After a pleasant date, you may have wanted to express your enjoyment to the other person and perhaps arrange for a second date. Maybe you sent flowers, left a voice mail or sent a text expressing your gratitude for a lovely evening and your desire to get together again. If you got no reply, perhaps you stopped by the other person's house or job to say hello. The next thing you knew, the police were knocking on your door.

On the other hand, the circumstances could be very different involving your former spouse or long-time partner who refuses to acknowledge your attempts to reconcile or simply to be friendly. You meant no harm, but police say you crossed the line, and they arrested you for stalking. Since stalking is often related to domestic violence, you have every reason to be concerned about the potential consequences of these charges.

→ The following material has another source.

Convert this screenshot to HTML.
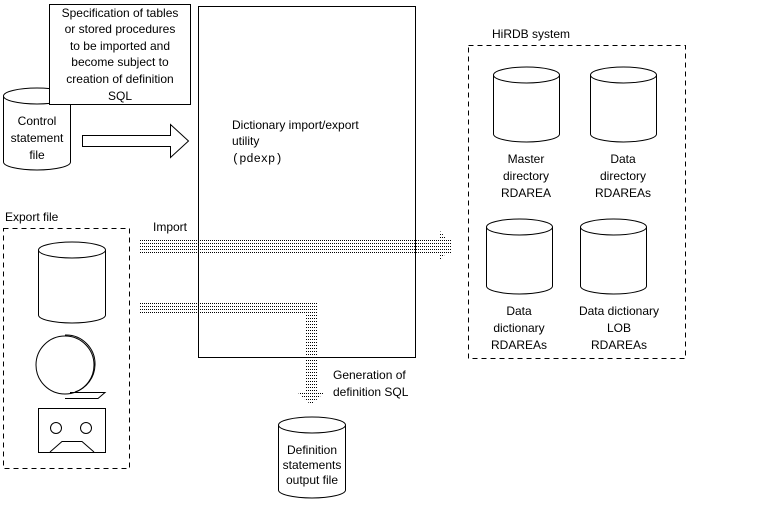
<!DOCTYPE html>
<html><head><meta charset="utf-8"><style>
body{margin:0;background:#fff}
svg{display:block}
text{font-family:"Liberation Sans",sans-serif;font-size:12px;fill:#000}
</style></head><body>
<svg width="772" height="522" viewBox="0 0 772 522" xmlns="http://www.w3.org/2000/svg">
<defs>
<pattern id="dots" width="2" height="3" patternUnits="userSpaceOnUse"><rect width="1" height="1" fill="#000"/></pattern>
</defs>
<g fill="none" stroke="#000" stroke-width="1">
<rect x="198.5" y="6.5" width="217" height="351"/>
<path d="M3.5 96 V162 A33.5 8 0 0 0 70.5 162 V96"/>
<ellipse cx="37" cy="96" rx="33.5" ry="8" fill="#fff"/>
<rect x="49.5" y="4.5" width="141" height="100" fill="#fff"/>
<path d="M82.5 135.5 H170.5 V124.5 L188.5 141 L170.5 157.5 V146.5 H82.5 Z"/>
<rect x="3.5" y="228.5" width="126" height="240" stroke-dasharray="5,4"/>
<path d="M38.5 250 V315 A33.5 8 0 0 0 105.5 315 V250"/>
<ellipse cx="72" cy="250" rx="33.5" ry="8"/>
<circle cx="65" cy="365" r="29"/>
<path d="M65 335 A29 29 0 0 1 95 365 A29 29 0 0 1 75 392"/>
<path d="M70 392.5 H105 L98 398.5 H65"/>
<rect x="38.5" y="408.5" width="67" height="44"/>
<circle cx="56" cy="428" r="5.5"/>
<circle cx="86" cy="428" r="5.5"/>
<path d="M50 452 L62 441.5 H82 L94 452"/>
<rect x="468.5" y="45.5" width="217" height="313" stroke-dasharray="5,4"/>
<path d="M493.5 75 V134 A33 8 0 0 0 559.5 134 V75"/><ellipse cx="526.5" cy="75" rx="33" ry="8"/>
<path d="M590.5 75 V134 A33 8 0 0 0 656.5 134 V75"/><ellipse cx="623.5" cy="75" rx="33" ry="8"/>
<path d="M486.5 227 V286 A33 8 0 0 0 552.5 286 V227"/><ellipse cx="519.5" cy="227" rx="33" ry="8"/>
<path d="M580.5 227 V286 A33 8 0 0 0 646.5 286 V227"/><ellipse cx="613.5" cy="227" rx="33" ry="8"/>
<path d="M278.5 425 V490 A33.5 8 0 0 0 345.5 490 V425"/>
<ellipse cx="312" cy="425" rx="33.5" ry="8"/>
</g>
<g fill="url(#dots)">
<rect x="140" y="238" width="312" height="15"/>
<polygon points="440,231 452,245 440,261"/>
<rect x="140" y="303" width="178" height="10"/>
<rect x="305" y="303" width="13" height="90"/>
<polygon points="296,391 326,391 311,405"/>
</g>
<g text-anchor="middle">
<text x="120" y="17">Specification of tables</text>
<text x="120" y="33">or stored procedures</text>
<text x="120" y="50">to be imported and</text>
<text x="120" y="66">become subject to</text>
<text x="120" y="83">creation of definition</text>
<text x="120" y="100">SQL</text>
<text x="37" y="125">Control</text>
<text x="37" y="142">statement</text>
<text x="37" y="159">file</text>
<text x="526" y="163">Master</text>
<text x="526" y="180">directory</text>
<text x="526" y="197">RDAREA</text>
<text x="623" y="163">Data</text>
<text x="623" y="180">directory</text>
<text x="623" y="197">RDAREAs</text>
<text x="519" y="315">Data</text>
<text x="519" y="332">dictionary</text>
<text x="519" y="349">RDAREAs</text>
<text x="619" y="315">Data dictionary</text>
<text x="619" y="332">LOB</text>
<text x="619" y="349">RDAREAs</text>
<text x="312" y="454" font-size="11">Definition</text>
<text x="312" y="469" font-size="11">statements</text>
<text x="312" y="484" font-size="11">output file</text>
</g>
<text x="232" y="129">Dictionary import/export</text>
<text x="232" y="145">utility</text>
<text x="232" y="162" style="font-family:'Liberation Mono',monospace;font-size:12px">(pdexp)</text>
<text x="5" y="221">Export file</text>
<text x="153" y="231">Import</text>
<text x="492" y="38">HiRDB system</text>
<text x="333" y="379">Generation of</text>
<text x="333" y="396">definition SQL</text>
</svg>
</body></html>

What does stalking look like?

In Maryland, a stalking conviction can result in up to five years in jail and fines reaching $5,000. Although it is a misdemeanor, this conviction on your record may create many complications for you, especially when you are seeking employment. You may also find a conviction for stalking damages your other personal relationships.

It is important to understand how the state defines stalking. The generally accepted explanation of stalking includes pursuing someone who does not want your attention. If you engaged in any of these activities over an extended period of time, police may charge you with stalking:

  • Showing up uninvited to the accuser's home or place of employment
  • Calling the person to the point where he or she feels harassed
  • Sending unsolicited texts or emails that may be threatening, offensive or upsetting
  • Leaving messages at the accuser's home, work or on his or her vehicle
  • Leaving gifts the other person does not want
  • Watching or following the other person

Doing any of these things once or twice may not constitute stalking, but if the person has asked you to stop or must make changes to his or her normal routine because of your attention, the law may agree that your actions are those of a stalker. Additionally, although the rejection may be frustrating to you, any act of violence, such as vandalizing the person's house or car, is a criminal offense.

If you are facing accusations of stalking, you will not deal with this is family court. You will likely face criminal charges before any civil action. A skilled criminal attorney can work to protect your rights and to build a strong defense strategy.